■ YOUR GOAL: Transcribe the records below from the first line to the line that includes "d\textquotesingle espèces\\et repérage", inclusive, and omit the pictures.
···
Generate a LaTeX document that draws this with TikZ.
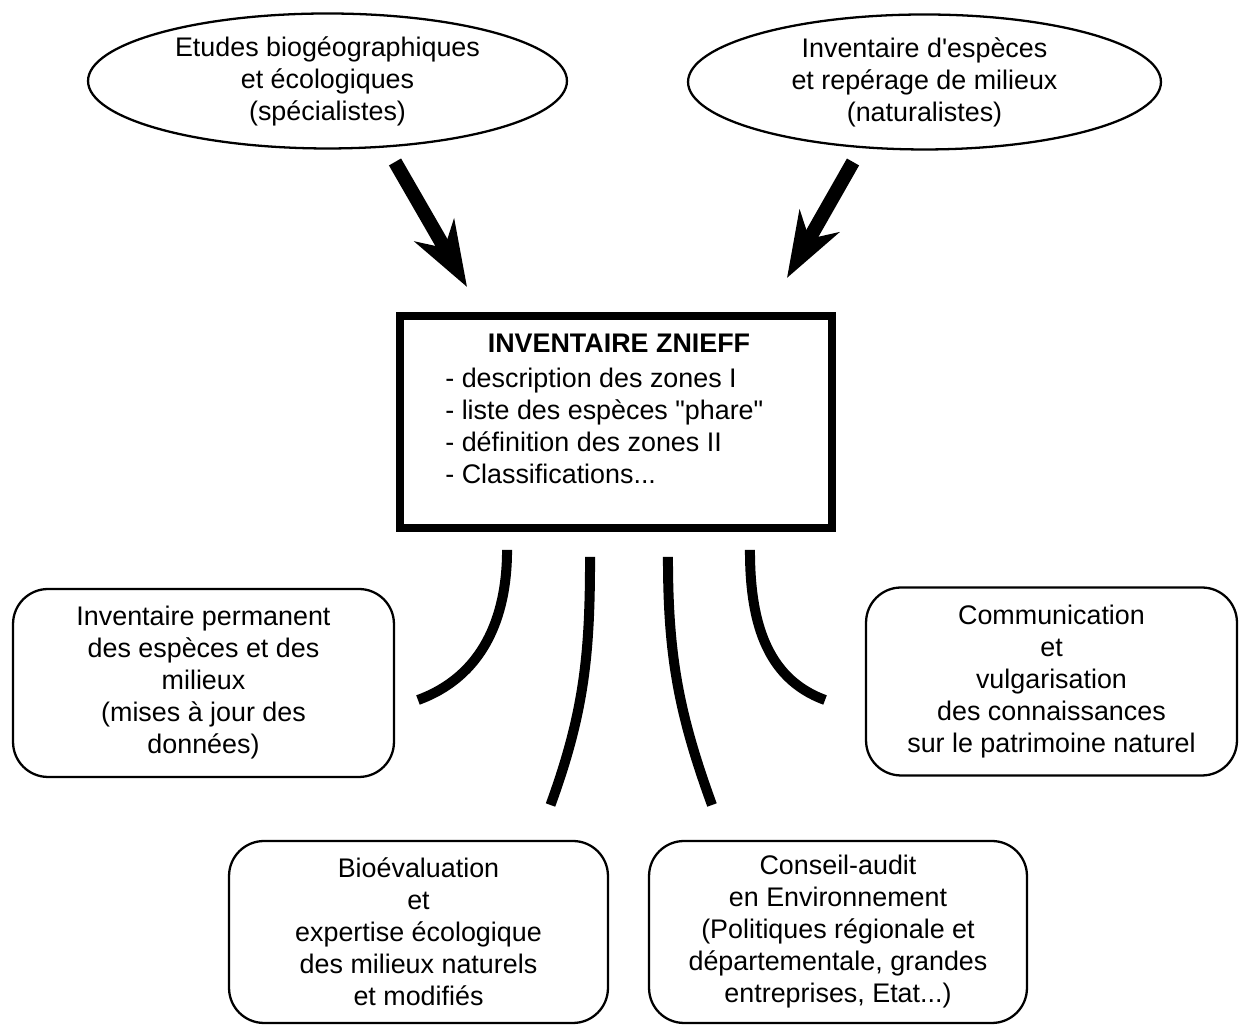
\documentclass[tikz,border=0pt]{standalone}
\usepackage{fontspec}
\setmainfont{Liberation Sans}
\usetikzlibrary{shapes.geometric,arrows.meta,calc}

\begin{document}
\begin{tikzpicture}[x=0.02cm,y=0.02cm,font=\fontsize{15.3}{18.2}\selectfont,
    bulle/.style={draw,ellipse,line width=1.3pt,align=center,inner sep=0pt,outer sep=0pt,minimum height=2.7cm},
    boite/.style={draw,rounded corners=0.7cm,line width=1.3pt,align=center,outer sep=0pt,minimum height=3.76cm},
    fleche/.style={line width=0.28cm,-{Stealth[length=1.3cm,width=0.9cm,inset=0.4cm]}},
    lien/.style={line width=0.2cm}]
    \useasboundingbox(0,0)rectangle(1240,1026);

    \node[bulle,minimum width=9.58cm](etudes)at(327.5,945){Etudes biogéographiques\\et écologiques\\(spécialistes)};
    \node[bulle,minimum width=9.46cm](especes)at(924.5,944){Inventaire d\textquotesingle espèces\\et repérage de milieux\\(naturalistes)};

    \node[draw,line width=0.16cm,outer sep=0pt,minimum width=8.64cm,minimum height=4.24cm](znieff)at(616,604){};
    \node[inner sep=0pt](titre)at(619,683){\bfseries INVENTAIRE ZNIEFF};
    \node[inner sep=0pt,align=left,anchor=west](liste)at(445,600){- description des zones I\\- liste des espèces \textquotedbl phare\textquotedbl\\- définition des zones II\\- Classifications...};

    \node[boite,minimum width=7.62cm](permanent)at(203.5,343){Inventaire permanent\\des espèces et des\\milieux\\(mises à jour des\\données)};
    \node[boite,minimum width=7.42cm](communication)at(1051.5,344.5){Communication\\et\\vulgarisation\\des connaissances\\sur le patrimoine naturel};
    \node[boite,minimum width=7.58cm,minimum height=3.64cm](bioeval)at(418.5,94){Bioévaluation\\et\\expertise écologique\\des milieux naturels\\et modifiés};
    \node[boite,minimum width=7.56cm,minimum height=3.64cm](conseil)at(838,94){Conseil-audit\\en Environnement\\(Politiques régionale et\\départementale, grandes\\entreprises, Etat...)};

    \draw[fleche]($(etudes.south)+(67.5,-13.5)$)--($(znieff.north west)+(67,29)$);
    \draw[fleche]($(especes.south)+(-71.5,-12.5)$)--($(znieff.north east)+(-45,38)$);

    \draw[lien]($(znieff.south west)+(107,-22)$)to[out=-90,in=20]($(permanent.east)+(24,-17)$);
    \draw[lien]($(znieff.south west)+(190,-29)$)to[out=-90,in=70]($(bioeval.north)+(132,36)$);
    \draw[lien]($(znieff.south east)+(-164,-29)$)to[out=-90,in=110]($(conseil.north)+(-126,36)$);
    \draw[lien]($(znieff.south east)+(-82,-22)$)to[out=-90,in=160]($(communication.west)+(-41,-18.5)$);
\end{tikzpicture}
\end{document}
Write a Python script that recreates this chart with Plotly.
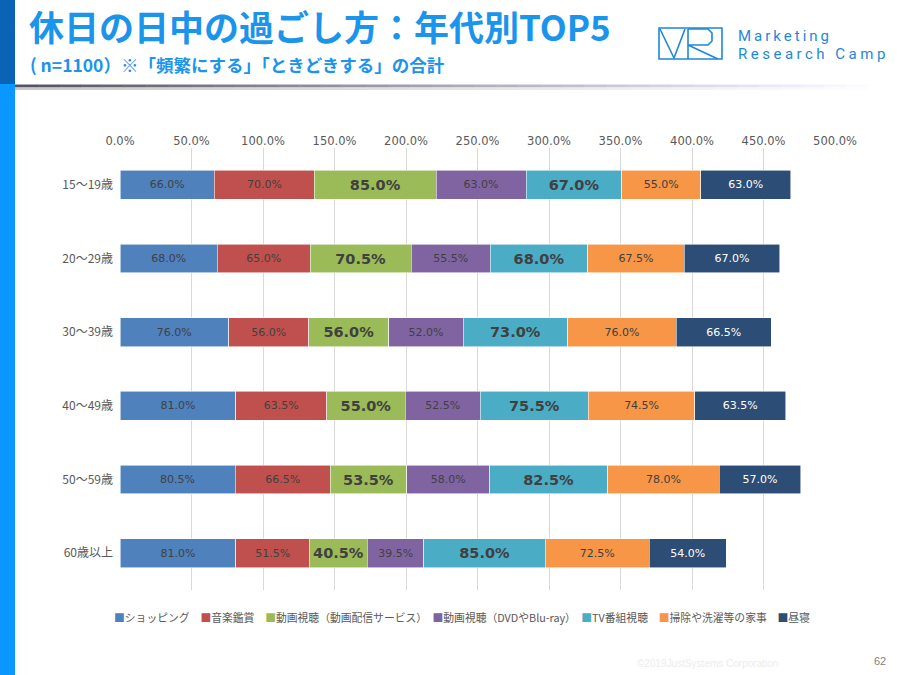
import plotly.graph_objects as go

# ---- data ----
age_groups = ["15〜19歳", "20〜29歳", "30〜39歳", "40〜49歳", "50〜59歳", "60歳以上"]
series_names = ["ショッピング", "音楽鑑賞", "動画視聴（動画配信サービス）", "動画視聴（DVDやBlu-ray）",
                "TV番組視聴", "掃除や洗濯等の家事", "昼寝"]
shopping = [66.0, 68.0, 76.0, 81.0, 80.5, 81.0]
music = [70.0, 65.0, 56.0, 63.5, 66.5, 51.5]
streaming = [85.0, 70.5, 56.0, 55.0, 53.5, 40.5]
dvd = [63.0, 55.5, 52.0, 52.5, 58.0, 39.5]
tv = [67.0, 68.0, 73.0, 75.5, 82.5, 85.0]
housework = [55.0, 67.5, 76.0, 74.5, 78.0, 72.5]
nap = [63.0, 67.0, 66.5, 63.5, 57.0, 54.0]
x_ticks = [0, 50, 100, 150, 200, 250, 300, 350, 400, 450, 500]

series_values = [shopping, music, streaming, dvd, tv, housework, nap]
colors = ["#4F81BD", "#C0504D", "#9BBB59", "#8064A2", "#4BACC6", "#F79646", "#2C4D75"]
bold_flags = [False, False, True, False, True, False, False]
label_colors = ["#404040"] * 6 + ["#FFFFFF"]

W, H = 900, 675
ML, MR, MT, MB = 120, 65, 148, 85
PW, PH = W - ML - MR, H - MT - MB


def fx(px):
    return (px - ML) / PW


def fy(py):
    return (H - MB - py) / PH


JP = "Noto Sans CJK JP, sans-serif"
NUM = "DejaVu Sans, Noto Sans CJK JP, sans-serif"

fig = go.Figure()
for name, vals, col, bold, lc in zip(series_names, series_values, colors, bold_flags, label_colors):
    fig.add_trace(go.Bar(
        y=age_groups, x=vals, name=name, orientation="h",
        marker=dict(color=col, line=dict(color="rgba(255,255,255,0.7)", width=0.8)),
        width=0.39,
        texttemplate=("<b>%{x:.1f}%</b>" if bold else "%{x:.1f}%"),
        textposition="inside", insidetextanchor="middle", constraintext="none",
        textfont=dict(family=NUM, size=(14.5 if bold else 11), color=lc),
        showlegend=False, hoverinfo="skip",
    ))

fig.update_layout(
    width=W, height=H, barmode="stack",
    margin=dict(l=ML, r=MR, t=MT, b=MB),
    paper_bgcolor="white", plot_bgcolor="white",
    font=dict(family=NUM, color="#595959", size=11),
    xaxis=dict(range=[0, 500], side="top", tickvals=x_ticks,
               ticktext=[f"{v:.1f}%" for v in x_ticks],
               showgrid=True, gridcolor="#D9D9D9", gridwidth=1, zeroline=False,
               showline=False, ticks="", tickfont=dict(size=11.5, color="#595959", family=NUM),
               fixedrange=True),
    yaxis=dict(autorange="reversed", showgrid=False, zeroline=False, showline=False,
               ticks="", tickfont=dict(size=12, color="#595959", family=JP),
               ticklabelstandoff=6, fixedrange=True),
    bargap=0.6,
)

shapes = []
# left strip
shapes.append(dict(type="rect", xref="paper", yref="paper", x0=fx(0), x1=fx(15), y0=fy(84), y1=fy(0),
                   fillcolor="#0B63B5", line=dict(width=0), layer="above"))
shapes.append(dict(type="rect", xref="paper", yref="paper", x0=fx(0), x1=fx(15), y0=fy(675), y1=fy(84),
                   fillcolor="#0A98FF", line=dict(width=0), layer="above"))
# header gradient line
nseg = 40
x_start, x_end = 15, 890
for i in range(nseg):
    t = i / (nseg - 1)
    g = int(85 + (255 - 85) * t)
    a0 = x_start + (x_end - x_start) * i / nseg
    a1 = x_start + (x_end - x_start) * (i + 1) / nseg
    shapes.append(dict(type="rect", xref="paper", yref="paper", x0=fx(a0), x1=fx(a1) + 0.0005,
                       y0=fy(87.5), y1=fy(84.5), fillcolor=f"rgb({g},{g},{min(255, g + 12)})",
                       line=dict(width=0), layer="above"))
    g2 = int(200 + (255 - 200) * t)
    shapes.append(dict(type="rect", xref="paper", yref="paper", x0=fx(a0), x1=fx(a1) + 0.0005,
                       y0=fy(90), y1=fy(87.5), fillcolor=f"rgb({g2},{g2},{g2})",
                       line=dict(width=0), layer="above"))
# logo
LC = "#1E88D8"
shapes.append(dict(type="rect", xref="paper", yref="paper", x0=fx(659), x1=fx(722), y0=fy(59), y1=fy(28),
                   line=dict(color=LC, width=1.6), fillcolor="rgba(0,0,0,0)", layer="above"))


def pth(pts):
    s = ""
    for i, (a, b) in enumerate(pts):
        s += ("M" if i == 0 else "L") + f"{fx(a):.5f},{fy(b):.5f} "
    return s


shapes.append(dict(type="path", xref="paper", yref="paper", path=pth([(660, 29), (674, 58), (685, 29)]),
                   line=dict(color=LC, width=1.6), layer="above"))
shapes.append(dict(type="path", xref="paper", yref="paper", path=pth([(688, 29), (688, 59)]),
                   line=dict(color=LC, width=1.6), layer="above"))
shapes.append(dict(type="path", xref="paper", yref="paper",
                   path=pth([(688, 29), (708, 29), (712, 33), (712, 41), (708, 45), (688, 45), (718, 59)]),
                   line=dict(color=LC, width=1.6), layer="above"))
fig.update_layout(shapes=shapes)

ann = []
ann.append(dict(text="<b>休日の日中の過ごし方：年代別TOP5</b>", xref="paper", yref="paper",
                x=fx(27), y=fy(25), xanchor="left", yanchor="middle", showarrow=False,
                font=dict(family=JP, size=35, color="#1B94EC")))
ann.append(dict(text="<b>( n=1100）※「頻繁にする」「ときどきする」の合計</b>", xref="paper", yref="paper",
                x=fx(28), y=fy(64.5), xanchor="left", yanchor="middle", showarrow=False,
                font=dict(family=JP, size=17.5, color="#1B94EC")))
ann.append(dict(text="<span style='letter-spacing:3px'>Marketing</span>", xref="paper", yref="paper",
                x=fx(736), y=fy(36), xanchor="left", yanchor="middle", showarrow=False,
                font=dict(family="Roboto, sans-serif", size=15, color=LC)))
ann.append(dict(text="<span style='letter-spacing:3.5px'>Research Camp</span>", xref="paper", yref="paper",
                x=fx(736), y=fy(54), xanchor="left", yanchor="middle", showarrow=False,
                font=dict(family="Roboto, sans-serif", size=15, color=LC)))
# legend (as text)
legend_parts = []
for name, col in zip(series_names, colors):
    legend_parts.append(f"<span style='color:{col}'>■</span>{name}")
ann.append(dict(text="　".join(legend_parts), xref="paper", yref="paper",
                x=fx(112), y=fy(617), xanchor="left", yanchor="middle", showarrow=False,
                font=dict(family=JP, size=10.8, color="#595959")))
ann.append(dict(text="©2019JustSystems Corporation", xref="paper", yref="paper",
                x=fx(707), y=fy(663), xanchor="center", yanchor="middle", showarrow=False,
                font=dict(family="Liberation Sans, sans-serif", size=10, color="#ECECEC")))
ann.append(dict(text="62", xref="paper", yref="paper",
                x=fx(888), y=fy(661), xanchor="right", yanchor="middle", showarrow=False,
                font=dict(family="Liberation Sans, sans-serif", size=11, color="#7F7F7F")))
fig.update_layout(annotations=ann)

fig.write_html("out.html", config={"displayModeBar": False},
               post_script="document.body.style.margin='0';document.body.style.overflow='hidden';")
···
■ TASK ANSWER:
Generate a LaTeX document that draws this with TikZ.
\documentclass[tikz,border=0pt]{standalone}
\usepackage{fontspec}
\setmainfont{Liberation Sans}
\usetikzlibrary{shapes.geometric,arrows.meta,calc}

\begin{document}
\begin{tikzpicture}[x=0.02cm,y=0.02cm,font=\fontsize{15.3}{18.2}\selectfont,
    bulle/.style={draw,ellipse,line width=1.3pt,align=center,inner sep=0pt,outer sep=0pt,minimum height=2.7cm},
    boite/.style={draw,rounded corners=0.7cm,line width=1.3pt,align=center,outer sep=0pt,minimum height=3.76cm},
    fleche/.style={line width=0.28cm,-{Stealth[length=1.3cm,width=0.9cm,inset=0.4cm]}},
    lien/.style={line width=0.2cm}]
    \useasboundingbox(0,0)rectangle(1240,1026);

    \node[bulle,minimum width=9.58cm](etudes)at(327.5,945){Etudes biogéographiques\\et écologiques\\(spécialistes)};
    \node[bulle,minimum width=9.46cm](especes)at(924.5,944){Inventaire d\textquotesingle espèces\\et repérage de milieux\\(naturalistes)};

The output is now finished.